What to do for bad arguments to foreign-status-plist? hga@xxxxxx (10 Aug 2020 15:10 UTC)
Re: What to do for bad arguments to foreign-status-plist? Lassi Kortela (10 Aug 2020 15:14 UTC)
Re: What to do for bad arguments to foreign-status-plist? Lassi Kortela (10 Aug 2020 15:38 UTC)
Re: What to do for bad arguments to foreign-status-plist? Lassi Kortela (14 Aug 2020 13:31 UTC)
Promise objects Lassi Kortela (14 Aug 2020 13:46 UTC)
Re: Promise objects Lassi Kortela (14 Aug 2020 14:04 UTC)

Re: What to do for bad arguments to foreign-status-plist? Lassi Kortela 14 Aug 2020 13:30 UTC

> +1 to having foreign-status-keys.  But if there is smarts inside the
> object, then f-r-ref exercises the smarts lazily, one key at a time,
> whereas f-r-plist exercises them eagerly and for all keys.

Exactly. The behavior of the lambdas needs to be independent of the
order in which they are evaluated. That's probably good policy, but
without f-r-plist we don't come up with any situations with an implicit
evaluation order: instead, the user's code must always feed keys to
f-r-ref in a specific order. We're passing responsibility to the user.

> I still haven't seen a use case for smarts except localization,

Check the Common Lisp and Gauche examples I just posted :) They delay
the strerror() call for errno-based errors.

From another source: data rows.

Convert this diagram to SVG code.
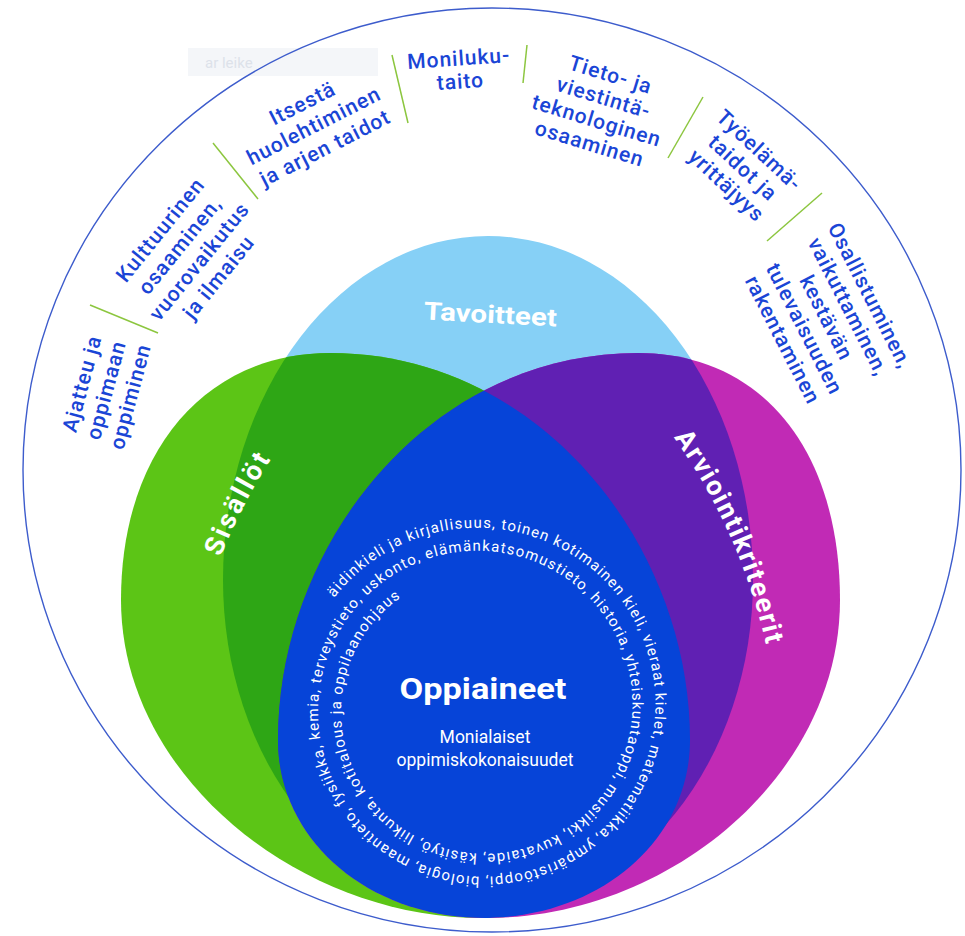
<svg xmlns="http://www.w3.org/2000/svg" width="965" height="936" viewBox="0 0 965 936">
<style>
.ring{font-family:Roboto,"DejaVu Sans",sans-serif;font-weight:500;font-size:21px;fill:#1a45d6;letter-spacing:1px;text-anchor:middle}
.big{font-family:Roboto,"DejaVu Sans",sans-serif;font-weight:700;fill:#ffffff}
.subj{font-family:Roboto,"DejaVu Sans",sans-serif;font-size:15px;fill:#ffffff}
.sub{font-family:Roboto,"DejaVu Sans",sans-serif;font-size:17.5px;fill:#ffffff;text-anchor:middle}
.sep{stroke:#8cc63f;stroke-width:1.5;fill:none}
</style>
<defs>
<path id="greenShape" d="M 121 600 C 121 452 205 353 330 353 C 540 353 690 545 690 740 C 690 840 600 918 482 918 C 300 918 121 776 121 600 Z"/>
<path id="magentaShape" d="M 840 600 C 840 452 763 353 638 353 C 428 353 278 545 278 740 C 278 840 368 918 486 918 C 668 918 840 776 840 600 Z"/>
<path id="lbShape" d="M 223 580 A 265 344 0 0 1 753 580 A 265 330 0 0 1 223 580 Z"/>
<clipPath id="clipLB"><use href="#lbShape"/></clipPath>
<clipPath id="clipMag"><use href="#magentaShape"/></clipPath>
<path id="spiral" d="M 321.65 616 A 182.56 182.56 0 0 1 434.12 533.05 A 179.69 179.69 0 0 1 570.13 553.63 A 176.81 176.81 0 0 1 650.40 662.61 A 173.94 173.94 0 0 1 630.39 794.25 A 171.06 171.06 0 0 1 524.90 871.84 A 168.19 168.19 0 0 1 397.63 852.41 A 165.31 165.31 0 0 1 322.71 750.41 A 162.44 162.44 0 0 1 341.57 627.5 A 159.56 159.56 0 0 1 440.08 555.27 A 156.69 156.69 0 0 1 558.63 573.55 A 153.81 153.81 0 0 1 628.18 668.56 A 150.94 150.94 0 0 1 610.47 782.75 A 148.06 148.06 0 0 1 518.95 849.63 A 145.19 145.19 0 0 1 409.13 832.49 A 142.31 142.31 0 0 1 344.93 744.46 A 139.44 139.44 0 0 1 361.49 639 A 136.56 136.56 0 0 1 446.03 577.48"/>
<path id="arcArv" d="M 611 363 A 577 577 0 0 1 779.2 740.8"/>
<path id="arcSis" d="M 182.2 720.4 A 581 581 0 0 1 379.8 332.5"/>
</defs>
<rect width="965" height="936" fill="#ffffff"/>

<g id="watermark">
<rect x="188" y="48" width="190" height="28" fill="#f4f6f9"/>
<text x="205" y="68" font-family="Roboto,sans-serif" font-size="15" fill="#dde2ea">ar leike</text>
</g>

<g id="outer-circle">
<ellipse cx="492" cy="470" rx="469" ry="462" fill="none" stroke="#3d5ccc" stroke-width="1.4"/>
</g>

<g id="node-tavoitteet-shape"><use href="#lbShape" fill="#86d0f6"/></g>
<g id="node-sisallot-shape"><use href="#greenShape" fill="#5cc516"/></g>
<g id="node-arviointi-shape"><use href="#magentaShape" fill="#c12ab5"/></g>
<g id="overlaps">
<use href="#greenShape" fill="#2ea615" clip-path="url(#clipLB)"/>
<use href="#magentaShape" fill="#6020b3" clip-path="url(#clipLB)"/>
</g>
<g id="node-oppiaineet">
<use href="#greenShape" fill="#0644d8" clip-path="url(#clipMag)"/>
<text class="subj"><textPath href="#spiral" startOffset="22" textLength="2058" lengthAdjust="spacing">äidinkieli ja kirjallisuus, toinen kotimainen kieli, vieraat kielet, matematiikka, ympäristöoppi, biologia, maantieto, fysiikka, kemia, terveystieto, uskonto, elämänkatsomustieto, historia, yhteiskuntaoppi, musiikki, kuvataide, käsityö, liikunta, kotitalous ja oppilaanohjaus</textPath></text>
<text class="big" x="483" y="699" font-size="29" text-anchor="middle" textLength="167" lengthAdjust="spacingAndGlyphs">Oppiaineet</text>
<text class="sub" x="485" y="743">Monialaiset</text>
<text class="sub" x="485" y="766">oppimiskokonaisuudet</text>
</g>

<g id="label-tavoitteet">
<text class="big" font-size="25" text-anchor="middle" transform="translate(490,323) rotate(3)" textLength="133" lengthAdjust="spacingAndGlyphs">Tavoitteet</text>
</g>
<g id="label-sisallot">
<text class="big" font-size="27"><textPath href="#arcSis" startOffset="50%" text-anchor="middle" textLength="110" lengthAdjust="spacing">Sisällöt</textPath></text>
</g>
<g id="label-arviointikriteerit">
<text class="big" font-size="27"><textPath href="#arcArv" startOffset="50%" text-anchor="middle" textLength="228" lengthAdjust="spacing">Arviointikriteerit</textPath></text>
</g>

<g id="connectors">
<line class="sep" x1="90" y1="305" x2="158" y2="333"/>
<line class="sep" x1="213" y1="143" x2="258" y2="199"/>
<line class="sep" x1="392" y1="55" x2="408" y2="123"/>
<line class="sep" x1="527" y1="45" x2="523" y2="83"/>
<line class="sep" x1="703" y1="97" x2="668" y2="158"/>
<line class="sep" x1="822" y1="193" x2="767" y2="241"/>
</g>

<g id="t-ajattelu">
<text class="ring" transform="translate(113,392) rotate(-75)"><tspan x="0" y="-25">Ajatteu ja</tspan><tspan x="0" y="0">oppimaan</tspan><tspan x="0" y="25">oppiminen</tspan></text>
</g>
<g id="t-kulttuurinen">
<text class="ring" transform="translate(195,258) rotate(-51)"><tspan x="0" y="-37.5">Kulttuurinen</tspan><tspan x="0" y="-12.5">osaaminen,</tspan><tspan x="0" y="12.5">vuorovaikutus</tspan><tspan x="0" y="37.5">ja ilmaisu</tspan></text>
</g>
<g id="t-itsesta">
<text class="ring" transform="translate(317,132) rotate(-27)"><tspan x="0" y="-25">Itsestä</tspan><tspan x="0" y="0">huolehtiminen</tspan><tspan x="0" y="25">ja arjen taidot</tspan></text>
</g>
<g id="t-monilukutaito">
<text class="ring" transform="translate(460,77) rotate(-4)"><tspan x="0" y="-11.5">Moniluku-</tspan><tspan x="0" y="11.5">taito</tspan></text>
</g>
<g id="t-tieto">
<text class="ring" transform="translate(598,116) rotate(17)"><tspan x="0" y="-36">Tieto- ja</tspan><tspan x="0" y="-12">viestintä-</tspan><tspan x="0" y="12">teknologinen</tspan><tspan x="0" y="36">osaaminen</tspan></text>
</g>
<g id="t-tyoelama">
<text class="ring" transform="translate(738,173) rotate(43)"><tspan x="0" y="-24">Työelämä-</tspan><tspan x="0" y="0">taidot ja</tspan><tspan x="0" y="24">yrittäjyys</tspan></text>
</g>
<g id="t-osallistuminen">
<text class="ring" transform="translate(820,321) rotate(63)"><tspan x="0" y="-49">Osallistuminen,</tspan><tspan x="0" y="-24.5">vaikuttaminen,</tspan><tspan x="0" y="0">kestävän</tspan><tspan x="0" y="24.5">tulevaisuuden</tspan><tspan x="0" y="49">rakentaminen</tspan></text>
</g>
</svg>
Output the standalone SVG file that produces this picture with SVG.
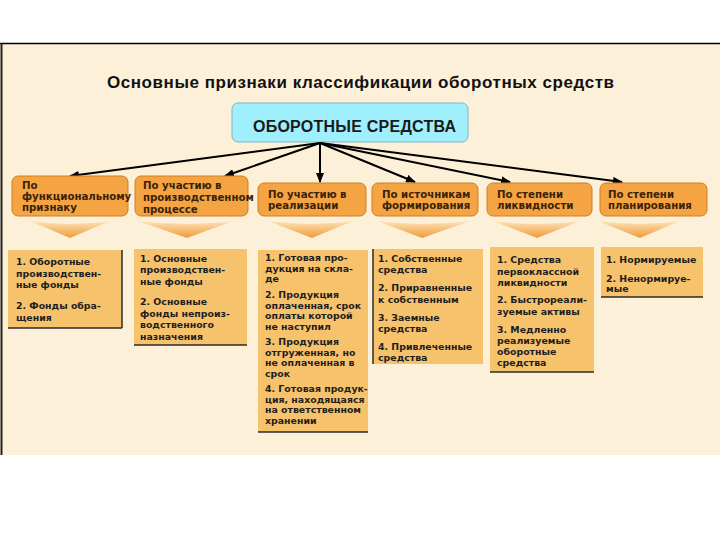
<svg xmlns="http://www.w3.org/2000/svg" width="720" height="540" viewBox="0 0 720 540">
<defs>
<style>
.title{font-family:"Liberation Sans",Arial,sans-serif;font-weight:bold;font-size:17px;fill:#111}
.root text{font-family:"Liberation Sans",Arial,sans-serif;font-weight:bold;font-size:16px;fill:#1a1a1a}
.cat rect{fill:#F5A443;stroke:#CF7F25;stroke-width:1}
.cat text{font-family:"DejaVu Sans",Verdana,sans-serif;font-weight:bold;font-size:10.2px;fill:#3a2208}
.chev{fill:url(#chg)}
.box rect{fill:#F7C26C}
.box text{font-family:"DejaVu Sans",Verdana,sans-serif;font-weight:bold;font-size:9.4px;fill:#1e1e1e}
.edge{stroke:#2b2b2b;stroke-width:1.5}
.conn line{stroke:#000;stroke-width:2;marker-end:url(#ah)}
</style>
<linearGradient id="chg" x1="0" y1="0" x2="0" y2="1">
<stop offset="0" stop-color="#FDE3B8"/>
<stop offset="1" stop-color="#F09A3A"/>
</linearGradient>
<marker id="ah" markerUnits="userSpaceOnUse" markerWidth="10" markerHeight="8" refX="9" refY="4" orient="auto">
<path d="M0,0 L10,4 L0,8 z" fill="#000"/>
</marker>
</defs>

<rect x="0" y="0" width="720" height="540" fill="#fff"/>
<rect x="0" y="43" width="720" height="412" fill="#FDF0D8"/>
<line x1="0" y1="43.5" x2="720" y2="43.5" stroke="#000" stroke-width="1.5"/>
<line x1="1.5" y1="43" x2="1.5" y2="455" stroke="#222" stroke-width="2"/>

<text class="title" x="107" y="88" textLength="507" lengthAdjust="spacing">Основные признаки классификации оборотных средств</text>

<g id="root" class="root">
<rect x="232" y="103" width="236" height="39" rx="6" fill="#9FEFFD" stroke="#7FB4C4" stroke-width="1"/>
<text x="253" y="132" textLength="203" lengthAdjust="spacing">ОБОРОТНЫЕ СРЕДСТВА</text>
</g>

<g id="connectors" class="conn">
<line x1="320" y1="143" x2="70" y2="176"/>
<line x1="320" y1="143" x2="225" y2="176"/>
<line x1="320" y1="143" x2="320" y2="182"/>
<line x1="320" y1="143" x2="415" y2="182"/>
<line x1="320" y1="143" x2="510" y2="182"/>
<line x1="320" y1="143" x2="622" y2="182"/>
</g>

<g id="cat1" class="cat">
<rect x="12" y="176" width="116" height="40" rx="6"/>
<text x="22" y="189">По</text>
<text x="22" y="200">функциональному</text>
<text x="22" y="211">признаку</text>
<path class="chev" d="M30,221 Q70,227 110,221 L70,238 Z"/>
</g>

<g id="cat2" class="cat">
<rect x="135" y="176" width="113" height="40" rx="6"/>
<text x="143" y="189"> По участию в</text>
<text x="143" y="201">производственном</text>
<text x="143" y="213">процессе</text>
<path class="chev" d="M138,221 Q187,227 233,221 L187,238 Z"/>
</g>

<g id="cat3" class="cat">
<rect x="258" y="183" width="108" height="33" rx="6"/>
<text x="268" y="198">По участию в</text>
<text x="268" y="209">реализации</text>
<path class="chev" d="M268,221 Q312,227 353,221 L312,238 Z"/>
</g>

<g id="cat4" class="cat">
<rect x="372" y="183" width="106" height="33" rx="6"/>
<text x="382" y="198">По источникам</text>
<text x="382" y="209">формирования</text>
<path class="chev" d="M377,221 Q422,227 470,221 L422,238 Z"/>
</g>

<g id="cat5" class="cat">
<rect x="487" y="183" width="105" height="33" rx="6"/>
<text x="497" y="198">По степени</text>
<text x="497" y="209">ликвидности</text>
<path class="chev" d="M493,221 Q537,227 580,221 L537,238 Z"/>
</g>

<g id="cat6" class="cat">
<rect x="600" y="183" width="107" height="33" rx="6"/>
<text x="608" y="198">По степени</text>
<text x="608" y="209">планирования</text>
<path class="chev" d="M598,221 Q640,227 680,221 L640,238 Z"/>
</g>

<g id="box1" class="box">
<rect x="8" y="250" width="114" height="78"/>
<line class="edge" x1="122" y1="250" x2="122" y2="328"/>
<line class="edge" x1="8" y1="328" x2="122" y2="328" stroke-width="1"/>
<text x="16" y="265">1. Оборотные</text>
<text x="16" y="277"> производствен-</text>
<text x="16" y="288">ные фонды</text>
<text x="16" y="309">2. Фонды обра-</text>
<text x="16" y="321">щения</text>
</g>

<g id="box2" class="box">
<rect x="134" y="249" width="113" height="96"/>
<line class="edge" x1="134" y1="345" x2="247" y2="345" stroke-width="1"/>
<text x="140" y="262">1. Основные</text>
<text x="140" y="273">производствен-</text>
<text x="140" y="285">ные фонды</text>
<text x="140" y="305">2. Основные</text>
<text x="140" y="317"> фонды непроиз-</text>
<text x="140" y="328">водственного</text>
<text x="140" y="340">назначения</text>
</g>

<g id="box3" class="box">
<rect x="258" y="250" width="110" height="182"/>
<line class="edge" x1="258" y1="432" x2="368" y2="432" stroke-width="1"/>
<text x="265" y="261">1. Готовая про-</text>
<text x="265" y="271.5">дукция на скла-</text>
<text x="265" y="282">де</text>
<text x="265" y="298">2. Продукция</text>
<text x="265" y="308.5">оплаченная, срок</text>
<text x="265" y="319">оплаты которой</text>
<text x="265" y="329.5">не наступил</text>
<text x="265" y="345">3. Продукция</text>
<text x="265" y="355.5">отгруженная, но</text>
<text x="265" y="366">не оплаченная в</text>
<text x="265" y="376.5">срок</text>
<text x="265" y="392">4. Готовая продук-</text>
<text x="265" y="402.5">ция, находящаяся</text>
<text x="265" y="413">на ответственном</text>
<text x="265" y="423.5">хранении</text>
</g>

<g id="box4" class="box">
<rect x="373" y="249" width="110" height="115"/>
<line class="edge" x1="373" y1="249" x2="373" y2="364"/>
<text x="378" y="261.5">1. Собственные</text>
<text x="378" y="273">средства</text>
<text x="378" y="291">2. Приравненные</text>
<text x="378" y="302.5">к собственным</text>
<text x="378" y="321">3. Заемные</text>
<text x="378" y="331.5">средства</text>
<text x="378" y="350">4. Привлеченные</text>
<text x="378" y="361">средства</text>
</g>

<g id="box5" class="box">
<rect x="490" y="247" width="104" height="125"/>
<line class="edge" x1="490" y1="372" x2="594" y2="372"/>
<text x="497" y="263">1. Средства</text>
<text x="497" y="275">первоклассной</text>
<text x="497" y="285.5">ликвидности</text>
<text x="497" y="303">2. Быстрореали-</text>
<text x="497" y="315">зуемые активы</text>
<text x="497" y="333">3. Медленно</text>
<text x="497" y="343.5">реализуемые</text>
<text x="497" y="355">оборотные</text>
<text x="497" y="366">средства</text>
</g>

<g id="box6" class="box">
<rect x="601" y="247" width="102" height="50"/>
<line class="edge" x1="601" y1="297" x2="703" y2="297"/>
<text x="606" y="263">1. Нормируемые</text>
<text x="606" y="282">2. Ненормируе-</text>
<text x="606" y="292">мые</text>
</g>
</svg>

The Windows API equivalent is FormatMessage() which also does
localization. Its calling convention is much more complicated, though I
don't know whether it's slower.

In any case, we can delay getting any expensive (in time and/or space)
information about the error this way.

> localization is simply not achievable in the
> general case when the error is raised, though it is in some special
> cases where the catalogs (or equivalent) reside locally.
True. Or when a network server sends you a localized message.